Polish high school student develops technology for lab grown organs
A wrist band measuring the heart rate and body temperature, a piece of automated training equipment helping patients in long rehabilitation to learn how to walk again, or Pregnabit, a device for remote basic diagnostics in the last trimester of pregnancy. These are but a few innovations to be presented at the Investing in Medical Innovations Congress & Fair (Katowice, 18-19 February).
Among the authors of the innovations to take stage at the congress is Maciej Mańka, a student at the Junior and Senior High School in Chorzów (Akademicki Zespół Szkół Ogólnokształcących). He is the youngest of all speakers. He will present his own-developed technology for manufacturing devices for growing artificial organs.
Maciej Mańka pursues his scientific passions under the eye of Joanna Raczkowska, PhD and Jakub Rysz, PhD at Faculty of Physics and Astronomy, Jagiellonian University. “The result of my research is the Poland’s first and one of Europe’s unique prototype of a device which is identical to the one developed at Harvard. However, I made out a technology for much cheaper and less sophisticated production process, which otherwise involves the use of equipment that most universities don’t have access to,” says Maciej Mańka.
New possibilities to test medication
Maciej Mańka believes that the technology he’s working on may enable precise analysis of the adverse effects that even the smallest bacteria and viruses can have on the human body. What’s more, it could also allow us to test new medicines in entirely new conditions. “An increasing number of cutting-edge therapies, such as anti-cancer or AIDS treatments, involves particles that are so small that it becomes difficult to study them on animals. This technology does away with the problem of complicated animal testing, and opens the way for tests on human rather than mice cells,” explains the talented student.
It all started with a scientific internship programme by E(x)plory
The cooperation between Maciej Mańka and the Jagiellonian University kicked off in 2015, when the young citizen of Chorzów made his way to the finals of the science competition E(x)plory, and then won an internship programme at the university. Will Maciej’s delivery at Investing in Medical Innovations earn him a deal with an investor?

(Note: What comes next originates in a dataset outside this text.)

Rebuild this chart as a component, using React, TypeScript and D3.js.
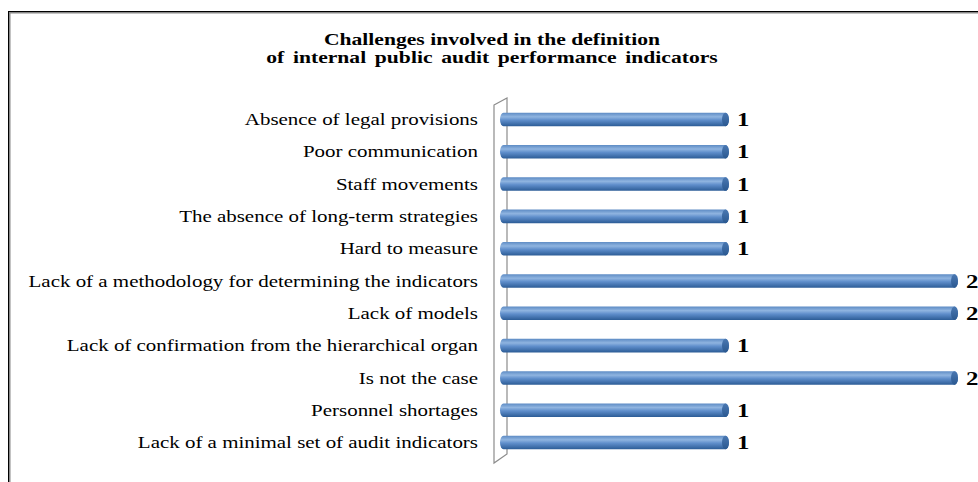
import { useMemo } from 'react'
import * as d3 from 'd3'

// Chart data, top to bottom
const categories = [
  'Absence of legal provisions',
  'Poor communication',
  'Staff movements',
  'The absence of long-term strategies',
  'Hard to measure',
  'Lack of a methodology for determining the indicators',
  'Lack of models',
  'Lack of confirmation from the hierarchical organ',
  'Is not the case',
  'Personnel shortages',
  'Lack of a minimal set of audit indicators',
]
const values = [1, 1, 1, 1, 1, 2, 2, 1, 2, 1, 1]
const titleLines = [
  'Challenges involved in the definition',
  'of internal public audit performance indicators',
]

const W = 978
const H = 482
const FONT = "'Liberation Serif', 'DejaVu Serif', serif"
// the source picture is stretched sideways, so text is widened too
const STRETCH = 1.31

function WideText({ x, y, anchor = 'start', size, bold = false, wordSpacing = 0, dy = '0', children }: any) {
  return (
    <g transform={`translate(${x},${y}) scale(${STRETCH},1)`}>
      <text
        dy={dy}
        textAnchor={anchor}
        style={{ fontFamily: FONT, fontSize: size, fontWeight: bold ? 'bold' : 'normal', wordSpacing }}
        fill="#000"
      >
        {children}
      </text>
    </g>
  )
}

export default function App() {
  const x = useMemo(() => d3.scaleLinear().domain([0, 2]).range([500, 958]), [])
  const y = useMemo(
    () => d3.scaleBand<string>().domain(categories).range([103, 459]).paddingInner(0.58).paddingOuter(0.3),
    []
  )
  const bw = y.bandwidth()
  const capRx = 3.5

  return (
    <svg
      width={W}
      height={H}
      style={{ position: 'absolute', left: 0, top: 0, background: '#fff', fontFamily: FONT }}
    >
      <defs>
        <linearGradient id="barGrad" x1="0" y1="0" x2="0" y2="1">
          <stop offset="0" stopColor="#5d8bc4" />
          <stop offset="0.3" stopColor="#8fb4e0" />
          <stop offset="0.55" stopColor="#5f8ecb" />
          <stop offset="1" stopColor="#2c5c96" />
        </linearGradient>
        <linearGradient id="capGrad" x1="0" y1="0" x2="0" y2="1">
          <stop offset="0" stopColor="#4a78b2" />
          <stop offset="1" stopColor="#2a5890" />
        </linearGradient>
      </defs>

      {/* chart frame */}
      <rect x={9.5} y={12.5} width={W + 20} height={H + 20} fill="none" stroke="#888" strokeWidth={2} />
      <rect x={8.5} y={11.5} width={W + 20} height={H + 20} fill="none" stroke="#000" strokeWidth={1} />

      {/* title */}
      {titleLines.map((t, i) => (
        <WideText key={i} x={492} y={45 + i * 18} anchor="middle" size={16.5} bold wordSpacing={i === 1 ? 2.5 : 0}>
          {t}
        </WideText>
      ))}

      {/* 3D wall */}
      <path
        d="M494,105 L507,98 L507,454 L494,463 Z"
        fill="none"
        stroke="#8c8c8c"
        strokeWidth={1.2}
      />

      {/* bars */}
      {categories.map((c, i) => {
        const y0 = y(c)!
        const x0 = x(0)
        const x1 = x(values[i])
        const cy = y0 + bw / 2
        return (
          <g key={c}>
            <rect x={x0} y={y0} width={x1 - x0} height={bw} rx={capRx} ry={bw / 2} fill="url(#barGrad)" />
            <ellipse cx={x1 - capRx} cy={cy} rx={capRx} ry={bw / 2} fill="url(#capGrad)" />
            <WideText x={x1 + 8} y={cy} dy="0.35em" size={19} bold>
              {values[i]}
            </WideText>
            <WideText x={478} y={cy} dy="0.35em" anchor="end" size={16}>
              {c}
            </WideText>
          </g>
        )
      })}
    </svg>
  )
}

Magdalena Władysiuk, President at MedInvest Scanner, a company which is capable of assessing if any new medical technology development holds a potential to bring actual improvement to the lives of patients and welfare system, explains: “For the authors of these innovations, the Congress is a good occasion to get some insight into the process leading form a technological idea to its commercialisation. We’ll be speaking about key considerations in budget planning, certification and patenting.

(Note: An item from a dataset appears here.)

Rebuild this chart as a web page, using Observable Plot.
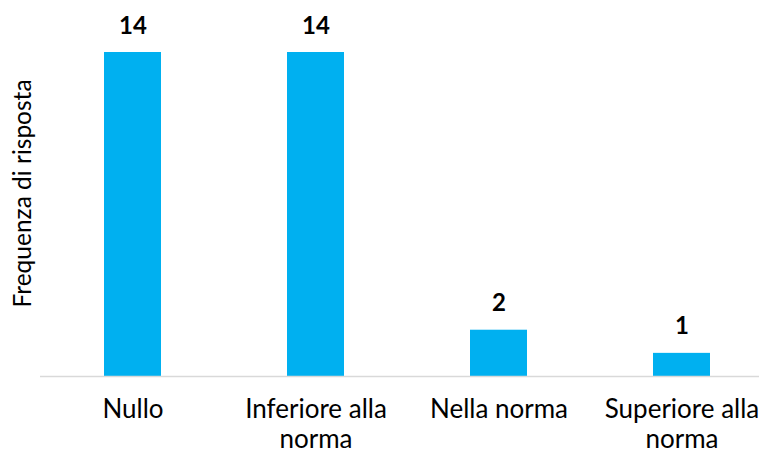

The Congress will bring together authors of innovative projects
Speaking at the Congress will be some authors of innovative projects from across Poland, including Edyta Kocyk, a doctoral student at SGH, who designed a wrist band measuring such indicators as the heart rate or body temperature, Bartłomiej Wielogórski and Grzegorz Piątek, graduates from AGH, who invented an automated device assisting persons undergoing long rehabilitation in learning to walk again after an injury, or Patrycja Wizińska-Socha, Anna Skotny and Marcin Bruś, authors of Pregnabit, a device for remote diagnostics with standard tests in the final trimester of pregnancy.